Es por ello que las empresas serias cuentan (según me hace saber alguien que trabaja en una de ellas) con métodos más o menos objetivos de evaluación del personal. Por supuesto, ningún conjunto de números logrará capturar perfectamente la valía de nuestro trabajo, pero cuanto más estructurado sea el proceso y más se basen las decisiones en algo cercano a los hechos en lugar de a las opiniones, menos espacio habrá para la manipulación. Como dicen los hermanos Brafman, la idea es centrarse en la información importante y los datos pertinentes, prescindiendo «de cualquier pregunta que invite al candidato a predecir el futuro, reconstruir el pasado o reflexionar sobre las grandes cuestiones de la vida». Por desgracia, dicho sistema está inevitablemente sesgado contra aquellos cuya labor consiste en prevenir que ocurran ciertos hechos. Si en el último año, pongamos por caso, no ha habido ninguna queja de ningún cliente, o ninguna caída del sistema del que te encargas ¿cómo puede determinarse en qué grado se debe a tu capacidad? De no haber estado tú ¿cuántos clientes se habrían quejado? ¿Uno? ¿Diez? ¿Mil? ¿Un millón? Es razonable suponer que deberían subirte más el sueldo cuando evitas que el sistema informático deje de funcionar tres veces al día que cuando, si lo dejaran a su albur, solo fallaría dos minutos al año pero ¿cómo demostrar que estamos hablando del primer caso?

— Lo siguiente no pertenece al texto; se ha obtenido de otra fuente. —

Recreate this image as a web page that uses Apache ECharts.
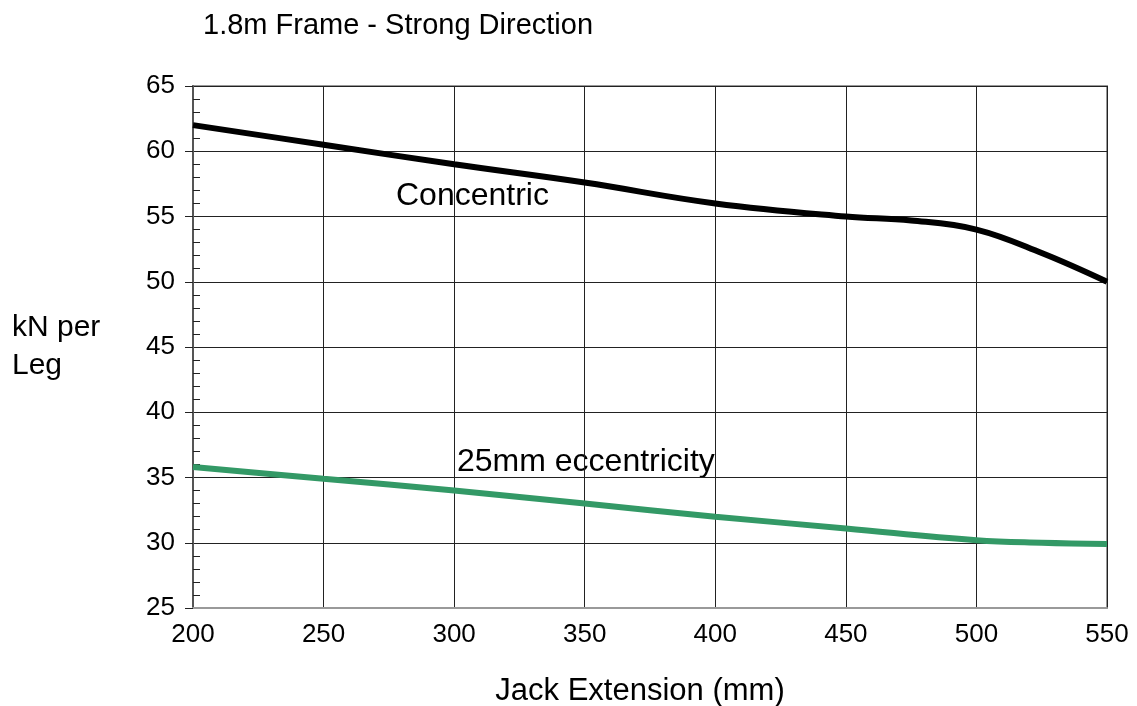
<!DOCTYPE html>
<html>
<head>
<meta charset="utf-8">
<script src="https://cdn.jsdelivr.net/npm/echarts@6/dist/echarts.min.js"></script>
<style>
  html, body { margin: 0; padding: 0; background: #fff; }
  #chart { width: 1137px; height: 706px; }
</style>
</head>
<body>
<div id="chart"></div>
<script>
// jack extension (mm)
const extConcentric = [200, 250, 300, 350, 400, 450, 475, 500, 525, 550];
const concentric = [62, 60.5, 59, 57.6, 56, 55, 54.7, 54, 52.2, 50];
const extEccentric = [200, 250, 300, 350, 400, 450, 500, 525, 550];
const eccentric = [35.8, 34.9, 34, 33, 32, 31.1, 30.2, 30, 29.9];

const chart = echarts.init(document.getElementById('chart'));
const font = 'Liberation Sans, Arial, sans-serif';

const option = {
  animation: false,
  title: {
    text: '1.8m Frame - Strong Direction',
    left: 198, top: 6,
    textStyle: { fontFamily: font, fontSize: 29, fontWeight: 'normal', color: '#000' }
  },
  grid: {
    left: 193, right: 30, top: 86, bottom: 98,
    outerBoundsMode: 'none', containLabel: false,
    show: true, borderColor: '#999', borderWidth: 2
  },
  xAxis: {
    type: 'value', min: 200, max: 550, interval: 50,
    name: 'Jack Extension (mm)', nameLocation: 'middle', nameGap: 68,
    nameTextStyle: { fontFamily: font, fontSize: 31, color: '#000', padding: [0, 20, 0, 0] },
    axisLine: { lineStyle: { color: '#999', width: 2 } },
    axisTick: { show: false },
    axisLabel: { fontFamily: font, fontSize: 26, color: '#000', margin: 14 },
    splitLine: { lineStyle: { color: '#222', width: 1 } }
  },
  yAxis: [{
    type: 'value', min: 25, max: 65, interval: 5,
    name: 'kN per\nLeg', nameLocation: 'middle', nameRotate: 0, nameGap: 181,
    nameTextStyle: { fontFamily: font, fontSize: 30, color: '#000', align: 'left', lineHeight: 38 },
    axisLine: { show: true, lineStyle: { color: '#555', width: 2 } },
    axisTick: { show: true, length: 8, lineStyle: { color: '#222' } },
    axisLabel: { fontFamily: font, fontSize: 26, color: '#000', margin: 18 },
    splitLine: { lineStyle: { color: '#222', width: 1 } }
  }, {
    type: 'value', min: 25, max: 65, interval: 5, position: 'left',
    axisLine: { show: false },
    axisTick: { show: false, inside: true },
    axisLabel: { show: false },
    splitLine: { show: false },
    minorTick: { show: true, splitNumber: 5, length: 7, lineStyle: { color: '#222' } }
  }],
  graphic: [
    { type: 'text', left: 396, top: 180, style: { text: 'Concentric', font: '32px ' + font, fill: '#000' } },
    { type: 'text', left: 457, top: 446, style: { text: '25mm eccentricity', font: '32px ' + font, fill: '#000' } }
  ],
  series: [{
    type: 'line', smooth: 0.4, symbol: 'none',
    data: extConcentric.map((x, i) => [x, concentric[i]]),
    lineStyle: { color: '#000', width: 6 }
  }, {
    type: 'line', smooth: 0.4, symbol: 'none',
    data: extEccentric.map((x, i) => [x, eccentric[i]]),
    lineStyle: { color: '#339966', width: 6 }
  }]
};

chart.setOption(option);
</script>
</body>
</html>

Cuando tu sustento depende de controlar la opinión acerca de tu trabajo ocurre que, como me decía aquel otro, no estás trabajando, estás haciendo política. Considero que es labor de los mandos recabar la información necesaria acerca del rendimiento de sus empleados para decidir sobre promociones, subidas de sueldo, etc. Creo, por tanto, que actuar solo cuando un subordinado se queja, o aceptar como buena su propia evaluación, constituye una dejación de funciones. En este caso quizá valga la pena plantearse si queremos seguir trabajando para alguien que elige la vía fácil (evaluar lo que alguien le dice que ha hecho en lugar de lo que realmente ha hecho) a la hora de dirimir cuestiones tan importantes como el salario. O quizá valga la pena hacer un curso de márquetin.